Terorisme dan moderasi keberagamaan 

Penegakan hukum bercorak militeristik yang cenderung mengeksploitasi kekerasan ini telah menjadi semacam standar prosedur operasional.

Nurrochman

Pascabom bunuh diri di Polrestabes Medan, aparat keamanan gencar memburu jaringan teroris. Sedikitnya 18 orang ditangkap.

Satu terduga perakit bom ditembak mati, dan ada dua terduga lainnya ditembak kakinya. Adalah hal yang lazim ketika peristiwa teror terjadi, aparat begitu sigap menangkap pelaku berikut jaringannya. Penegakan hukum bercorak militeristik yang cenderung mengeksploitasi kekerasan ini telah menjadi semacam standar prosedur operasional. Hal ini tentu tidak sepenuhnya salah mengingat terorisme adalah kejahatan kemanusiaan yang wajib diberantas. 

Namun, penegakan hukum melalui cara-cara kekerasan harus diakui tidak mampu menyelesaikan akar persoalan terorisme. Penegakan hukum dengan kekerasan hanya menyelesaikan persoalan terorisme di level permukaan dan dalam jangka pendek. Asumsi ini didasari fakta bahwa meski aparat keamanan gencar memburu pelaku teror, jaringan terorisme tetap tumbuh subur. Bahkan, tidak sedikit mantan narapidana terorisme kembali bergabung dengan jaringan teroris. 

Pada titik tertentu, harus diakui bahwa penegakan hukum dengan jalan kekerasan justru potensial menyuburkan jaringan terorisme. Aksi teror yang direspons dengan kekerasan aparat keamanan akan melahirkan dendam. Kondisi inilah yang melahirkan spiral kekerasan yang sukar diputus. 

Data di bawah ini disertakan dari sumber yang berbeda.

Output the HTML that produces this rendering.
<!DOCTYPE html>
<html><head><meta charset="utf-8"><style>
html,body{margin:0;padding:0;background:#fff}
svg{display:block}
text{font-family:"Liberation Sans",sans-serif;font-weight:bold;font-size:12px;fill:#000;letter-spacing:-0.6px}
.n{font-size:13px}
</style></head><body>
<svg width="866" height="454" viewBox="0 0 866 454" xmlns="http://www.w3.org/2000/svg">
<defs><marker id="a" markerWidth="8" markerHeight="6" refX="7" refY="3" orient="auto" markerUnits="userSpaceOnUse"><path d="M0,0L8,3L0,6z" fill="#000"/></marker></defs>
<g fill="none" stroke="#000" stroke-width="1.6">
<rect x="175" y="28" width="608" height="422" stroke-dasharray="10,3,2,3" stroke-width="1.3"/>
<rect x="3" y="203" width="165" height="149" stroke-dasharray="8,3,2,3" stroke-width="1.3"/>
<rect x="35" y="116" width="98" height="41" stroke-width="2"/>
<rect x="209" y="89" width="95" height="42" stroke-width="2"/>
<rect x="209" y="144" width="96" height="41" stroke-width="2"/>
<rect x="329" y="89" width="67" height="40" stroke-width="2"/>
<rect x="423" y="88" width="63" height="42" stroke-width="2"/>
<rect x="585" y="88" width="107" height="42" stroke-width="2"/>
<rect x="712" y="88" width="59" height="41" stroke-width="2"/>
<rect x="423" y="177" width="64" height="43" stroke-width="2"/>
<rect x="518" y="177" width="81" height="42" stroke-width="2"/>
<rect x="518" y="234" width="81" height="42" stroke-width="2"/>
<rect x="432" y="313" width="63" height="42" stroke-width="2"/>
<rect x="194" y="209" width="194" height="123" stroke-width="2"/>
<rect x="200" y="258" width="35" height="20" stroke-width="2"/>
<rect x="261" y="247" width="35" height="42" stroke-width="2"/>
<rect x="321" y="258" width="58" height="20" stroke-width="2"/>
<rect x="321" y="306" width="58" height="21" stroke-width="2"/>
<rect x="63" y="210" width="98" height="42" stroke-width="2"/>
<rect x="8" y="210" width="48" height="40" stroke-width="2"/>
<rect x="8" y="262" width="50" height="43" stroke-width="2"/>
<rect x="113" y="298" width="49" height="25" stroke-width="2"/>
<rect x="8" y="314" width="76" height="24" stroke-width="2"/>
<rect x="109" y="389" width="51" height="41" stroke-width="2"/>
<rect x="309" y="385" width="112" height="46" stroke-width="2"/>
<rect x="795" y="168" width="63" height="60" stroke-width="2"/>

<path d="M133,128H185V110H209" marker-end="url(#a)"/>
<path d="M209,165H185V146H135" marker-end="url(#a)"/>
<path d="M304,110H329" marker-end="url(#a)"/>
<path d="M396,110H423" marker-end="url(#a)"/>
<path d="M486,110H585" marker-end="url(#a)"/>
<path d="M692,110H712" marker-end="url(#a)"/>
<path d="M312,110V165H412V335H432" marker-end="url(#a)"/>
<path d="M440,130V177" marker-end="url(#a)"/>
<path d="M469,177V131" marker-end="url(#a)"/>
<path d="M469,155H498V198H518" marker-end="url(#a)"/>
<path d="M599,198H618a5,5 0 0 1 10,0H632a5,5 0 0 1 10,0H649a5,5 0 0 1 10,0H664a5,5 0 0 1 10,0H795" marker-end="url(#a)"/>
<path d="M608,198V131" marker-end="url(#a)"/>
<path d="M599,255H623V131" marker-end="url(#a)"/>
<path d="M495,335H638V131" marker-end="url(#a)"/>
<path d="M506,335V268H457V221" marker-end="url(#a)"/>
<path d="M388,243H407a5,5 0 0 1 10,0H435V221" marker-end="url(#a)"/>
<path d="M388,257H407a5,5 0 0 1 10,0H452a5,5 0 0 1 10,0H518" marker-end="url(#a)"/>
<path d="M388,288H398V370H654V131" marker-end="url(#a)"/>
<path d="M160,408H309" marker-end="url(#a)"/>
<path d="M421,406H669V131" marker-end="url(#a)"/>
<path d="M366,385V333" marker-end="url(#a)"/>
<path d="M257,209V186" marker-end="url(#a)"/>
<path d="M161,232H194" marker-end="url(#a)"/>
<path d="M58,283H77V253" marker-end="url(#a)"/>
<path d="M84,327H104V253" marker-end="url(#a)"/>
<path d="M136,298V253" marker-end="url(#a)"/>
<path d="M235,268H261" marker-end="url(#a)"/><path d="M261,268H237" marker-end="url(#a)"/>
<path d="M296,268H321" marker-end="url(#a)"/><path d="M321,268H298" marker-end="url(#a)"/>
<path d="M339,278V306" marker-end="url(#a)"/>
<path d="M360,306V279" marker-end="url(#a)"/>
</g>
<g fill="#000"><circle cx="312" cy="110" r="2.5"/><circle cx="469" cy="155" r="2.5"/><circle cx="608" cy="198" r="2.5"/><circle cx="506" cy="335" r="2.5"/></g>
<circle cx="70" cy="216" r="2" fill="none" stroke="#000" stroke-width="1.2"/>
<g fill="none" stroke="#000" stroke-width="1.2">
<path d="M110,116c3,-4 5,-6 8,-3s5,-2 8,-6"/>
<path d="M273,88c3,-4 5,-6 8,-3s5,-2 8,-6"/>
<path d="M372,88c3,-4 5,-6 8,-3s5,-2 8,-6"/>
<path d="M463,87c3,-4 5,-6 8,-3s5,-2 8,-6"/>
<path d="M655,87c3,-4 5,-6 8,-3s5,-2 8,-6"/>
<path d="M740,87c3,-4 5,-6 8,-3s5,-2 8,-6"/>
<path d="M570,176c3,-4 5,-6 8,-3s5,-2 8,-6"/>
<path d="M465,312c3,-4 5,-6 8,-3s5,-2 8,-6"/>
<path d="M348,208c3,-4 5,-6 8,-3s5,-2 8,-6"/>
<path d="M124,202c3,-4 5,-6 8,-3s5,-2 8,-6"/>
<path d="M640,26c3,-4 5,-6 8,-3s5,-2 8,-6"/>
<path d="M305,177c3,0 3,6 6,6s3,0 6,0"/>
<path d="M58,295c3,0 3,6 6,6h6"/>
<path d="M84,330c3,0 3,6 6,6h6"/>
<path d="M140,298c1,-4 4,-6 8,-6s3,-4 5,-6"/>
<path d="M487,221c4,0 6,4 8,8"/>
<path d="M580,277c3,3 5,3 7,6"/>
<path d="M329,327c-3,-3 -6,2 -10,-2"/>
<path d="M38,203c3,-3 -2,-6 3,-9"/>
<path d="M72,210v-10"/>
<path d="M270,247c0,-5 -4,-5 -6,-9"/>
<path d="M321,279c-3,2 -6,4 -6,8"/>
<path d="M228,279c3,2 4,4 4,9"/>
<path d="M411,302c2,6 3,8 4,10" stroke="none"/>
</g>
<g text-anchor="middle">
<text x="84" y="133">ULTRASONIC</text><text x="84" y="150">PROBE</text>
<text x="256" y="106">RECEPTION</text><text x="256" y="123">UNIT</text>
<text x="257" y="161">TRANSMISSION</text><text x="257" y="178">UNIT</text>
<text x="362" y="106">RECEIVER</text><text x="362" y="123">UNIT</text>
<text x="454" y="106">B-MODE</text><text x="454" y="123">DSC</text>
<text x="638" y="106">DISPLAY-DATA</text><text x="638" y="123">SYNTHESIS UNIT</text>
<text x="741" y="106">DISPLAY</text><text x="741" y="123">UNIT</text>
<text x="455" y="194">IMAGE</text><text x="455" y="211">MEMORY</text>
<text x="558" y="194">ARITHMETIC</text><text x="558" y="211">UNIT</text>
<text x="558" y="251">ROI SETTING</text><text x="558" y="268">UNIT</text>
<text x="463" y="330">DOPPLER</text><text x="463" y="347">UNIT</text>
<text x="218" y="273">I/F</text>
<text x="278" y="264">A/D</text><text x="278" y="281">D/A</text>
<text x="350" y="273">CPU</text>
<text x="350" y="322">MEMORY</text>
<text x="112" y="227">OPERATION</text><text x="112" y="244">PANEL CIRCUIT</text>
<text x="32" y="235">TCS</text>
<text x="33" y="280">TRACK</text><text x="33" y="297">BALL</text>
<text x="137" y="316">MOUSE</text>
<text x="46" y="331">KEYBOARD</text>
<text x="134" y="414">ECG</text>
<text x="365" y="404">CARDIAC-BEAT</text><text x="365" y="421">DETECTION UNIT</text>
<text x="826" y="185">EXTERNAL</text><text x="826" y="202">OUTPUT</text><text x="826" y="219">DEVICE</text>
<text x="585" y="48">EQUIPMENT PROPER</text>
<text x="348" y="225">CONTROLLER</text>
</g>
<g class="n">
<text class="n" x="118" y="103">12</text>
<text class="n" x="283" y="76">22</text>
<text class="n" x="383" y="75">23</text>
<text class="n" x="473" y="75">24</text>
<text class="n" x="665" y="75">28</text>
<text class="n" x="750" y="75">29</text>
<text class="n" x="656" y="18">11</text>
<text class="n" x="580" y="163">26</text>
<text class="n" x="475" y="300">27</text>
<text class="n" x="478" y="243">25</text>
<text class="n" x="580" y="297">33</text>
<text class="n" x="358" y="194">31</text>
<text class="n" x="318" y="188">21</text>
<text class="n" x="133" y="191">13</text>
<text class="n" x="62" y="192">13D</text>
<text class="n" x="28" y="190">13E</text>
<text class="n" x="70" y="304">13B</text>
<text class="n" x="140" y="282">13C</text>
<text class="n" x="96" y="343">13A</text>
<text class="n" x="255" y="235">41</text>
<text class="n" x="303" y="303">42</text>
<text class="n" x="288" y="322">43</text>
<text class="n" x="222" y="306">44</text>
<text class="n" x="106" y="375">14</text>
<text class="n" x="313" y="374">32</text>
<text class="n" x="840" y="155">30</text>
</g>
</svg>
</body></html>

Terorisme adalah kejahatan luar biasa (extra-ordinary crime) yang memiliki karakter, motif dan latar belakang yang berbeda dengan kejahatan biasa pada umumnya. Louise Richardson dalam bukunya The Roots of Terrorism menyebut bahwa terorisme berakar dari persoalan politik, sosial dan agama.